In the one thread I wondered if it might not help people looking to help to know rescues' stats for the year thus far. Something that a rescue-any, all, who are active on the board could respond to because we should all be concerned about the follow up more than just the act of marking a dog saved. 


Would this information be readily reported by rescues?


Pulls 1-09 to present broken down from the board and other sources for a total #

Foster homes used during that period

Dogs currently in boarding

Any special needs cases above $1000/dog

Dogs pulled who passed away or were pts

Dogs adopted/dogs pulled in that time period who were adopted 

Average time in foster homes


Anything else? Too much? 

I like information and find it so useful! There are plenty of groups who have pulled in the last almost six months. Hope people have some ideas and are willing to contribute their numbers.


----------



## Lauri & The Gang (Jun 28, 2001)

I think it's a great idea.


----------



## Remo (Sep 8, 2004)

We already have to report all of our numbers to the State Veterinarian. Their report covers number of animals taken in, adopted out, euthanized, passed away while in rescue, transferred to another agency, etc.

We have to have a file set up on each dog with documents that include intake/shelter forms, (or owner surrender forms) vet records along with spay/neuter/rabies paperwork, copy of the adoption contract and any other pertinent documentation. 

Here is a copy to the link. 

http://www.virginia.gov/vdacs_ar/cgi-bin...=6767&year=2008


----------



## oregongsdr111 (Nov 20, 2005)

If we started from 01-09 intake, would you want to include current inventory as of 01-09 as well?


----------



## oregongsdr111 (Nov 20, 2005)

Pulls 1-09 to present broken down from the board and other sources for a total #

Jean, were you thinking something like this? 
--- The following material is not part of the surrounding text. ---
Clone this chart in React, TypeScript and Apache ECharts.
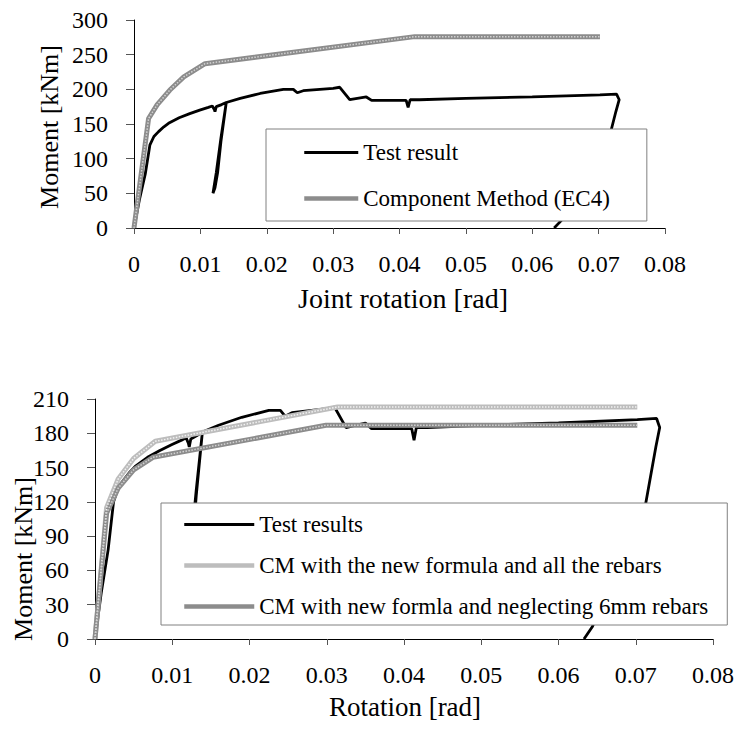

Oregon German Shepherd Rescue

•	Foster homes used during that period : 8

•	Dogs currently in boarding (fostering): 9

•	Any special needs cases above $1000/dog: 3 

•	Dogs pulled who passed away or were pts: 2 / Both were health reasons, and vet recommended.

•	Dogs adopted/dogs pulled in that time period who were adopted Nine carried over from 2008 / 32 pulls since 01-09 / 1 from this board (Rune) Still have her in my foster home / 24 adopted / 9 in current inventory with 3 foster homes. (includes a litter of 3 shep mix pups)
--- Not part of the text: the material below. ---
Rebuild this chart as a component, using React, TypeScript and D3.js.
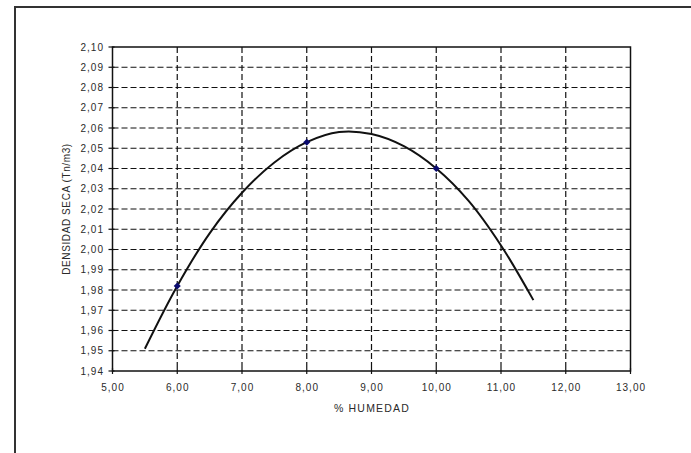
import React from "react";
import * as d3 from "d3";

const xTicks = [5, 6, 7, 8, 9, 10, 11, 12, 13];
const yTicks = [1.94, 1.95, 1.96, 1.97, 1.98, 1.99, 2.0, 2.01, 2.02, 2.03, 2.04, 2.05, 2.06, 2.07, 2.08, 2.09, 2.1];

const pointX = [6, 8, 10];
const pointY = [1.982, 2.053, 2.04];

const curveX = [5.5, 6.0, 6.5, 7.0, 7.5, 8.0, 8.5, 9.0, 9.5, 10.0, 10.5, 11.0, 11.5];
const curveY = [1.951, 1.982, 2.008, 2.028, 2.043, 2.053, 2.058, 2.057, 2.051, 2.04, 2.024, 2.002, 1.975];

const W = 691;
const H = 453;
const L = 112.5;
const R = 630.5;
const T = 47;
const B = 371;

const fmt = (v: number) => v.toFixed(2).replace(".", ",");

export default function App() {
  const x = d3.scaleLinear().domain([5, 13]).range([L, R]);
  const y = d3.scaleLinear().domain([1.94, 2.1]).range([B, T]);
  const line = d3
    .line<number>()
    .x((_, i) => x(curveX[i]))
    .y((d) => y(d))
    .curve(d3.curveCatmullRom.alpha(0.5));

  const font = "'Liberation Sans', Arial, sans-serif";

  return (
    <svg width={W} height={H} style={{ position: "absolute", left: 0, top: 0, background: "#fff" }}>
      <rect x={15} y={7} width={700} height={500} fill="#fff" stroke="#333" strokeWidth={2} />
      {/* grid */}
      {yTicks.slice(1, -1).map((t) => (
        <line key={"gy" + t} x1={L} x2={R} y1={y(t)} y2={y(t)} stroke="#111" strokeWidth={1.2} strokeDasharray="6,3" />
      ))}
      {xTicks.slice(1, -1).map((t) => (
        <line key={"gx" + t} x1={x(t)} x2={x(t)} y1={T} y2={B} stroke="#111" strokeWidth={1.2} strokeDasharray="6,3" />
      ))}
      {/* plot frame */}
      <rect x={L} y={T} width={R - L} height={B - T} fill="none" stroke="#111" strokeWidth={1.5} />
      {/* y ticks */}
      {yTicks.map((t) => (
        <g key={"yt" + t}>
          <line x1={L - 4} x2={L + 2} y1={y(t)} y2={y(t)} stroke="#111" strokeWidth={1.2} />
          <text x={L - 8.5} y={y(t)} dy="0.35em" textAnchor="end" fontFamily={font} fontSize={10} letterSpacing={1} fill="#2a2a2a">
            {fmt(t)}
          </text>
        </g>
      ))}
      {/* x ticks */}
      {xTicks.map((t) => (
        <g key={"xt" + t}>
          <line x1={x(t)} x2={x(t)} y1={B - 3} y2={B + 3} stroke="#111" strokeWidth={1.2} />
          <text x={x(t) + 0.5} y={B + 16} dy="0.35em" textAnchor="middle" fontFamily={font} fontSize={10} letterSpacing={1} fill="#2a2a2a">
            {fmt(t)}
          </text>
        </g>
      ))}
      <text x={(L + R) / 2 + 0.5} y={408} dy="0.35em" textAnchor="middle" fontFamily={font} fontSize={10.5} letterSpacing={1.2} fill="#2a2a2a">
        % HUMEDAD
      </text>
      <text
        transform={`translate(66,${(T + B) / 2}) rotate(-90)`}
        textAnchor="middle"
        dy="0.35em"
        fontFamily={font}
        fontSize={10}
        letterSpacing={0.6}
        fill="#2a2a2a"
      >
        DENSIDAD SECA (Tn/m3)
      </text>
      {/* curve */}
      <path d={line(curveY) || ""} fill="none" stroke="#111" strokeWidth={2} />
      {/* points */}
      {pointX.map((px, i) => (
        <rect
          key={"p" + i}
          x={-2.5}
          y={-2.5}
          width={5}
          height={5}
          fill="#0a0a6e"
          transform={`translate(${x(px)},${y(pointY[i])}) rotate(45)`}
        />
      ))}
    </svg>
  );
}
•	Average time in foster homes: 
1) Ages 6 months and younger 30 day or less.
2) 6 months or older (easy dog / owner surrender) We have a three week or longer evaluation period on almost all of our dogs, so three weeks.
3) Shelter dogs are a thirty day evaluation minimum. Adult dogs can average 3 months depending on prey and small animal drive. Too many people have cats and want to adopt an adult. (Unless we know of a cat history we do not place our adult GSD’s in a cat home)/ Senior dogs can average 5-8 months. One dog we have has been with us for almost two years. She will most likely be a permanent foster.


----------



## JeanKBBMMMAAN (May 11, 2005)

YES! Thanks Paula/OGSDR and VGSR. 

Anyone else?


----------